In a move that both the LAT and NYT say was meant to evoke confidence, McCain campaigned in Romney's home state of Massachusetts and was chatting with New England Patriots fans right until the Super Bowl kickoff. Meanwhile, Romney kept on trying to convince Republicans that he is the true conservative in the race and described McCain as "indistinguishable" from the Democratic contenders on several issues. For his part, Huckabee said he would stay in the race and harshly criticized Romney, whose campaign kept repeating that he might be hurt by the former Arkansas governor's refusal to quit running.

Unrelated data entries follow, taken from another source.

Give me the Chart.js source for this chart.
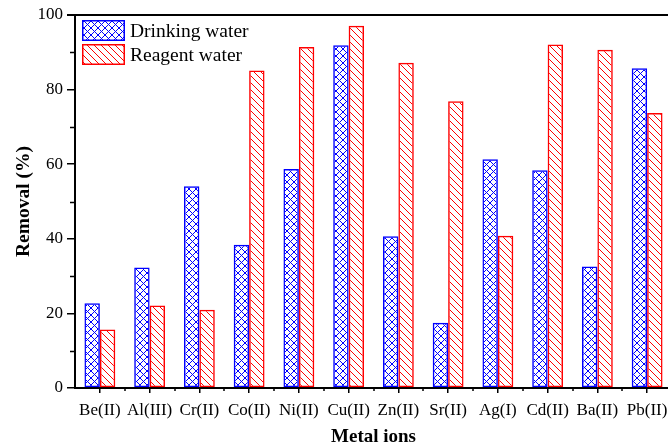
<!DOCTYPE html>
<html>
<head>
<meta charset="utf-8">
<script src="https://cdn.jsdelivr.net/npm/chart.js@4.4.1/dist/chart.umd.min.js"></script>
<style>
  html, body { margin: 0; padding: 0; background: #fff; overflow: hidden; }
  #wrap { width: 675px; height: 448px; position: relative; }
</style>
</head>
<body>
<div id="wrap"><canvas id="chart"></canvas></div>
<script>
// Metal ion removal (%) in two water matrices
const categories = ['Be(II)', 'Al(III)', 'Cr(II)', 'Co(II)', 'Ni(II)', 'Cu(II)',
                    'Zn(II)', 'Sr(II)', 'Ag(I)', 'Cd(II)', 'Ba(II)', 'Pb(II)'];
const drinkingWater = [22.7, 32.3, 54.1, 38.4, 58.7, 91.9, 40.7, 17.5, 61.3, 58.4, 32.6, 85.7];
const reagentWater  = [15.7, 22.1, 21.0, 85.1, 91.4, 97.1, 87.2, 76.9, 40.8, 92.1, 90.7, 73.7];
const seriesNames = ['Drinking water', 'Reagent water'];
const yTickValues = [0, 20, 40, 60, 80, 100];
const yMinorValues = [10, 30, 50, 70, 90];

const BLUE = '#0000ff';
const RED = '#ff0000';
const SERIF = "'Liberation Serif', 'Times New Roman', serif";

// hatch fills: blue cross-hatch, red back-slash hatch
function makePattern(color, cross) {
  const s = 7;
  const c = document.createElement('canvas');
  c.width = s; c.height = s;
  const g = c.getContext('2d');
  g.strokeStyle = color;
  g.lineWidth = 1;
  g.beginPath();
  g.moveTo(-1, -1); g.lineTo(s + 1, s + 1);
  if (cross) { g.moveTo(-1, s + 1); g.lineTo(s + 1, -1); }
  g.stroke();
  return g.createPattern(c, 'repeat');
}
const bluePattern = makePattern(BLUE, true);
const redPattern = makePattern(RED, false);

// frame extras: top border line, minor ticks, in-plot legend
const extras = {
  id: 'extras',
  afterDraw(chart) {
    const { ctx, chartArea: a, scales: { x, y } } = chart;
    ctx.save();
    ctx.strokeStyle = '#000';
    ctx.lineWidth = 2;
    ctx.beginPath();
    ctx.moveTo(a.left - 8, a.top);
    ctx.lineTo(a.right + 5, a.top);
    ctx.stroke();

    ctx.lineWidth = 1.5;
    ctx.beginPath();
    yMinorValues.forEach(v => {
      const py = Math.round(y.getPixelForValue(v)) + 0.5;
      ctx.moveTo(a.left - 5, py); ctx.lineTo(a.left, py);
    });
    for (let i = 0; i < categories.length; i++) {
      const px = Math.round(x.getPixelForValue(i) + (x.getPixelForValue(1) - x.getPixelForValue(0)) / 2);
      ctx.moveTo(px, a.bottom); ctx.lineTo(px, a.bottom + 3);
    }
    ctx.stroke();

    // legend
    const fills = [bluePattern, redPattern];
    const strokes = [BLUE, RED];
    const bx = 82, bw = 43, bh = 21;
    const tops = [20, 44];
    ctx.font = '19.5px ' + SERIF;
    ctx.textBaseline = 'middle';
    ctx.fillStyle = '#000';
    chart.data.datasets.forEach((ds, i) => {
      ctx.fillStyle = fills[i];
      ctx.fillRect(bx, tops[i], bw, bh);
      ctx.strokeStyle = strokes[i];
      ctx.lineWidth = 1.5;
      ctx.strokeRect(bx + 0.75, tops[i] + 0.75, bw - 1.5, bh - 1.5);
      ctx.fillStyle = '#000';
      ctx.fillText(ds.label, bx + bw + 5, tops[i] + bh / 2 + 1);
    });
    ctx.restore();
  }
};

new Chart(document.getElementById('chart'), {
  type: 'bar',
  data: {
    labels: categories,
    datasets: [
      { label: seriesNames[0], data: drinkingWater, backgroundColor: bluePattern,
        borderColor: BLUE, borderWidth: 1.5, borderSkipped: false },
      { label: seriesNames[1], data: reagentWater, backgroundColor: redPattern,
        borderColor: RED, borderWidth: 1.5, borderSkipped: false }
    ]
  },
  options: {
    responsive: true,
    maintainAspectRatio: false,
    animation: false,
    datasets: { bar: { categoryPercentage: 0.62, barPercentage: 1.0 } },
    layout: { padding: { left: 0, right: 3, top: 15, bottom: 0 } },
    plugins: { legend: { display: false }, tooltip: { enabled: false } },
    scales: {
      x: {
        type: 'category',
        offset: true,
        grid: { display: true, offset: false, drawOnChartArea: false, drawTicks: true,
                tickLength: 5, color: '#000', lineWidth: 1.5 },
        border: { display: true, color: '#000', width: 2 },
        ticks: { color: '#000', font: { family: SERIF, size: 17 }, padding: 7, maxRotation: 0, autoSkip: false },
        title: { display: true, text: 'Metal ions', color: '#000',
                 font: { family: SERIF, size: 19, weight: 'bold' }, padding: { top: 0, bottom: 0 } },
        afterFit(scale) { scale.height = 60; }
      },
      y: {
        min: 0, max: 100,
        afterBuildTicks(scale) { scale.ticks = yTickValues.map(v => ({ value: v })); },
        grid: { display: true, drawOnChartArea: false, drawTicks: true, tickLength: 8,
                color: '#000', lineWidth: 1.5 },
        border: { display: true, color: '#000', width: 2 },
        ticks: { color: '#000', font: { family: SERIF, size: 17 }, padding: 4 },
        title: { display: true, text: 'Removal (%)', color: '#000',
                 font: { family: SERIF, size: 19.5, weight: 'bold' }, padding: { top: 12, bottom: 0 } },
        afterFit(scale) { scale.width = 75; }
      }
    }
  },
  plugins: [extras]
});
</script>
</body>
</html>
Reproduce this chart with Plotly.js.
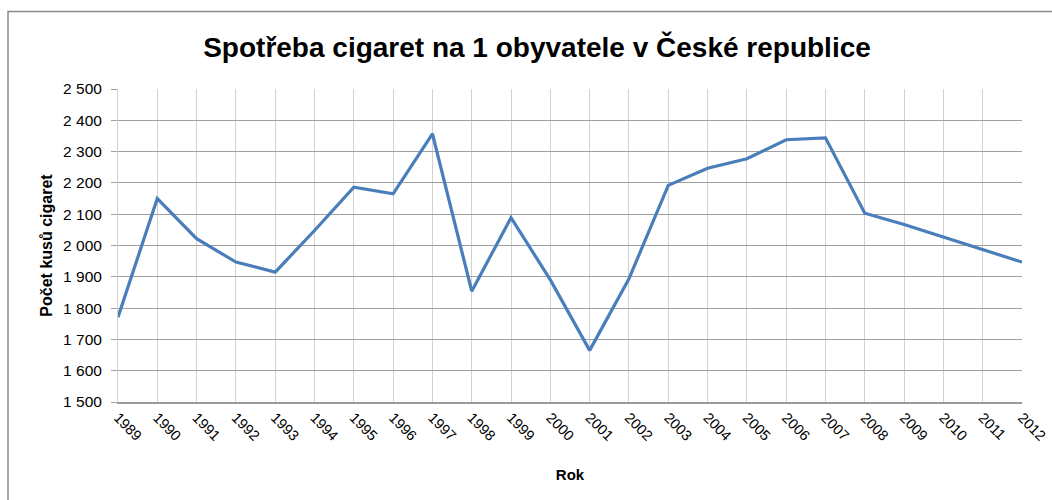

And while he could hardly hide his contempt for Romney, Huckabee had nothing but nice words about McCain, saying that they both understand that "Mitt has tried to become the nominee by destroying the people around him."
On the Democratic side, Obama gained another big-name endorsement from the Kennedy family as California first lady Maria Shriver appeared at a rally with Michelle Obama, Oprah Winfrey, and Caroline Kennedy. The NYT's Andrew Rosenthal writes in an "editorial observer" column that these "four extraordinary women put on the best campaign rally I've seen in 20 years of covering presidential politics." It was a clear attempt to capitalize on gains that Obama has made in California, where polls show he is tied with Clinton. Former President Clinton was also in Los Angeles, where he campaigned in several African-American churches and emphasized that he understood the dilemma of having to choose between his wife and Obama. He struck a conciliatory tone that many saw as pretty much an apology for his previous remarks about Obama, which had been characterized as racially insensitive.
The WSJ says that regardless of who wins each state tomorrow, most expect that Obama and Clinton will split the delegates and each will come out with around 800. The best Clinton can hope for now is to get the majority of the vote in several of the big states to become "the perceived winner."
USAT's poll shows that regardless of their preferences, people are paying attention to the race. And the LAT notes that this heightened level of interest runs across the globe, where there appears to be agreement that any change from President Bush should be welcomed. If there's one clear trend that the dispatches from the LAT's foreign correspondents make clear is that there is barely any interest on the Republican side of the race as the world seems focused on the idea that Americans could elect the first woman or African-American president.
The WP fronts its latest poll that is another illustration of just how much of a role the economy is likely to play in the presidential race. More than eight in 10 people ranked the economy as "not so good" or "poor" and the majority believe the country has already entered into a recession. Most Americans also aren't confident that the stimulus package currently making its way through Congress will improve the situation.
While concerns about the economy have clearly overtaken Iraq, the WSJ says on Page One that interest in the war could grow again as the costs continue to increase. The budget that the White House will propose today will call for $515 billion for the Pentagon, which is the highest level, adjusted for inflation, since World War II. With the heightened fears of a recession, Democrats think more people will begin to pay attention to how much the war has cost and they'll be able to use the rising costs against the president and other Republican politicians.
In other Iraq news, the papers point out that the U.S. military accidentally killed nine people in an airstrike south of Baghdad. At least some of the victims were members of the predominantly Sunni Arab security forces known as the Concerned Local Citizens.
The NYT and LAT front a look at how Google has spoken up against Microsoft's bid for Yahoo! in its official company blog. "Could Microsoft now attempt to exert the same sort of inappropriate and illegal influence over the Internet that it did with the PC?" wrote a Google vice president. The NYT sees it as the clearest sign that Google will work to prevent, or at least delay, a deal. The LAT points out that as Google has continued to grow in size and stature, Silicon Valley dwellers no longer see Microsoft as an evil company that must be stopped at all costs.
Sure, the game was exciting, but how about the ads? The NYT notes many of the commercials "took a satiric tack," which "was a welcome contrast to the angry, off-putting tenor of too many spots in last year's Super Bowl." USAT's Ad Meter declares Anheuser-Busch as the winner for the 10th consecutive year with its ad featuring a Dalmatian and a horse (watch it here) and ranks FedEx's giant pigeons commercial in second place (video is here). The WSJ also points to the Dalmatian ad and says another big winner was the Coca-Cola commercial featuring balloons from the Macy's Thanksgiving Day parade (available here). The WP's Tom Shales declares Careerbuilder.com as the big loser with the night's two worst ads.